*What the task requires*.
Repeat exactly the lines from the start through the line with "height=94pt, aspect=1.47] (startsoc)", both ends included.

-----

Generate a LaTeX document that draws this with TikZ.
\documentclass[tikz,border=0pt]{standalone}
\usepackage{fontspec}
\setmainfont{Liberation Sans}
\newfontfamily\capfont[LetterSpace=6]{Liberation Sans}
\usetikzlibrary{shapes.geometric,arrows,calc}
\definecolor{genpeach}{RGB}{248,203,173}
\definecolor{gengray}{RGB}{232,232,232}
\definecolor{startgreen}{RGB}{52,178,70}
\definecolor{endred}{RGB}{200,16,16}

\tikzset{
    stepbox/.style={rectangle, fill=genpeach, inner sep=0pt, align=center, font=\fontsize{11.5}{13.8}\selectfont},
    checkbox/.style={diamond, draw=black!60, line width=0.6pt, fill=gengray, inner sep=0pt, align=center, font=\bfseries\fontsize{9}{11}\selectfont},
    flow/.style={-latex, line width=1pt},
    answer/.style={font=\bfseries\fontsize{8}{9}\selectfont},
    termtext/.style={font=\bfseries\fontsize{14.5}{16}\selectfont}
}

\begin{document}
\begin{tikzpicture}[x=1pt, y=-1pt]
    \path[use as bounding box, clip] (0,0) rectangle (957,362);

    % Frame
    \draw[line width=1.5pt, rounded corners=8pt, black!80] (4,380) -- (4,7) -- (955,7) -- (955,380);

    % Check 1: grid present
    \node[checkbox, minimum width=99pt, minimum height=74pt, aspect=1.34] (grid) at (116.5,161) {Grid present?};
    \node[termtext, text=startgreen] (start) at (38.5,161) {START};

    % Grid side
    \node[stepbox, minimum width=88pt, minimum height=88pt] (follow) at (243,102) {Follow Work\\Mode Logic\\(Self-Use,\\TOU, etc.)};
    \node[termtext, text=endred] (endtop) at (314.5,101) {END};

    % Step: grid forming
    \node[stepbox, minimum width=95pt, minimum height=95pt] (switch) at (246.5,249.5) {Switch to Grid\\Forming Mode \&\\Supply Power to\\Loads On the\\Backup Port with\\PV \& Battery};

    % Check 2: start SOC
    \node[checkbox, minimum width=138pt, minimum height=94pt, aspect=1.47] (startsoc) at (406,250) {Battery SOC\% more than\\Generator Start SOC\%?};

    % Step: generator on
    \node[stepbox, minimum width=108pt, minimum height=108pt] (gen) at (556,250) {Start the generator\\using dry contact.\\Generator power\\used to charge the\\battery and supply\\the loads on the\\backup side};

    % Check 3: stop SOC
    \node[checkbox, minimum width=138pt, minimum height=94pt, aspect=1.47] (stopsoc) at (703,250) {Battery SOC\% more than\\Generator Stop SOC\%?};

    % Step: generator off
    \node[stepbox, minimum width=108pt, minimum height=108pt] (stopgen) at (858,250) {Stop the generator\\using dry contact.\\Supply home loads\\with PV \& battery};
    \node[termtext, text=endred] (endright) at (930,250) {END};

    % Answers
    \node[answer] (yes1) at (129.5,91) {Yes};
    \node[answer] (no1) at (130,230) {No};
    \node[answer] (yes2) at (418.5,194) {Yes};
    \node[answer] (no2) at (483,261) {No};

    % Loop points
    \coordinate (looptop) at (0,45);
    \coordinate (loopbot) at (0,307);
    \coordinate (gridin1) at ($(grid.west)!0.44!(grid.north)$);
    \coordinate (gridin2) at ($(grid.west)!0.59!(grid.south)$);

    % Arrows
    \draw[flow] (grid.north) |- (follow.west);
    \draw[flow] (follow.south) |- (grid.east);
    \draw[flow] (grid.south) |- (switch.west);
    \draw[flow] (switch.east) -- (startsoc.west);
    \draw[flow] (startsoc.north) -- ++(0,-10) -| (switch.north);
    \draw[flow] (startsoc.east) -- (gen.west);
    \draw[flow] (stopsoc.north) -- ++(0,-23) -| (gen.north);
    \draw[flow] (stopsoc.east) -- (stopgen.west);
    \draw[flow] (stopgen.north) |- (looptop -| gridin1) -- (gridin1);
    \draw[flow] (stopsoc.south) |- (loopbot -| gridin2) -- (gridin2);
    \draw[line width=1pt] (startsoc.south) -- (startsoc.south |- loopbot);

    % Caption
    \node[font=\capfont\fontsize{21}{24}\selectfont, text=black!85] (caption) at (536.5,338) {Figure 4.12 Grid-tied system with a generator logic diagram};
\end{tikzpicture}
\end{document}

-----

*Correct answer*.
Generate a LaTeX document that draws this with TikZ.
\documentclass[tikz,border=0pt]{standalone}
\usepackage{fontspec}
\setmainfont{Liberation Sans}
\newfontfamily\capfont[LetterSpace=6]{Liberation Sans}
\usetikzlibrary{shapes.geometric,arrows,calc}
\definecolor{genpeach}{RGB}{248,203,173}
\definecolor{gengray}{RGB}{232,232,232}
\definecolor{startgreen}{RGB}{52,178,70}
\definecolor{endred}{RGB}{200,16,16}

\tikzset{
    stepbox/.style={rectangle, fill=genpeach, inner sep=0pt, align=center, font=\fontsize{11.5}{13.8}\selectfont},
    checkbox/.style={diamond, draw=black!60, line width=0.6pt, fill=gengray, inner sep=0pt, align=center, font=\bfseries\fontsize{9}{11}\selectfont},
    flow/.style={-latex, line width=1pt},
    answer/.style={font=\bfseries\fontsize{8}{9}\selectfont},
    termtext/.style={font=\bfseries\fontsize{14.5}{16}\selectfont}
}

\begin{document}
\begin{tikzpicture}[x=1pt, y=-1pt]
    \path[use as bounding box, clip] (0,0) rectangle (957,362);

    % Frame
    \draw[line width=1.5pt, rounded corners=8pt, black!80] (4,380) -- (4,7) -- (955,7) -- (955,380);

    % Check 1: grid present
    \node[checkbox, minimum width=99pt, minimum height=74pt, aspect=1.34] (grid) at (116.5,161) {Grid present?};
    \node[termtext, text=startgreen] (start) at (38.5,161) {START};

    % Grid side
    \node[stepbox, minimum width=88pt, minimum height=88pt] (follow) at (243,102) {Follow Work\\Mode Logic\\(Self-Use,\\TOU, etc.)};
    \node[termtext, text=endred] (endtop) at (314.5,101) {END};

    % Step: grid forming
    \node[stepbox, minimum width=95pt, minimum height=95pt] (switch) at (246.5,249.5) {Switch to Grid\\Forming Mode \&\\Supply Power to\\Loads On the\\Backup Port with\\PV \& Battery};

    % Check 2: start SOC
    \node[checkbox, minimum width=138pt, minimum height=94pt, aspect=1.47] (startsoc) at (406,250) {Battery SOC\% more than\\Generator Start SOC\%?};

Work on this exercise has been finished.